The OS allocates and manages: CPU time (scheduling), primary memory (RAM allocation), secondary storage (file systems), and I/O devices (device drivers, spooling). Multitasking: OS switches rapidly between processes, giving the illusion of simultaneous execution. Interrupts: signals that cause the CPU to temporarily stop current execution to handle a higher-priority event.
Paging: memory divided into fixed-size pages. Page table maps virtual to physical addresses. Virtual memory: uses secondary storage as extension of RAM. When physical RAM is full, least-used pages are swapped to disk. Page faults: requested page not in RAM → retrieved from disk (slow). Thrashing: excessive page faults degrade performance. Segmentation: variable-size memory blocks based on program structure.
Algorithms determine which process gets CPU time. First Come First Served (FCFS): simple but can cause long wait times. Shortest Job First (SJF): minimises average wait time but needs advance knowledge of burst time. Round Robin: each process gets a fixed time slice (quantum) — fair but may have high context-switching overhead. Priority scheduling: higher-priority processes run first; risk of starvation for low-priority.

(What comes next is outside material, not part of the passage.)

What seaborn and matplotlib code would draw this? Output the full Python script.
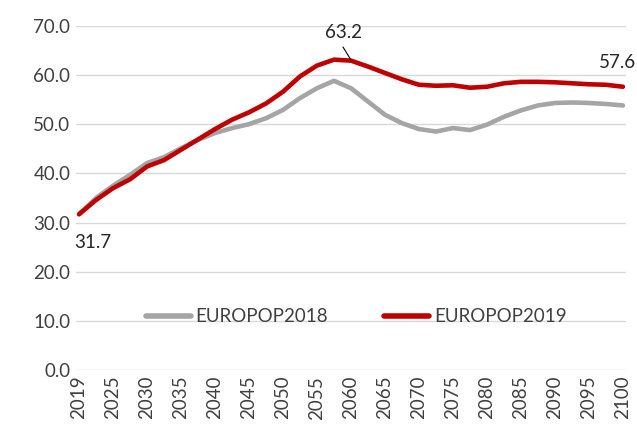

You need to understand: what the OS does (resource management, process scheduling, memory management), key algorithms (FCFS, SJF, Round Robin), memory concepts (paging, virtual memory, page faults), and interrupts. You do NOT need to know specific OS implementations (Windows, Linux internals) or write OS-level code. Questions are conceptual: "explain how...", "compare...", "justify...".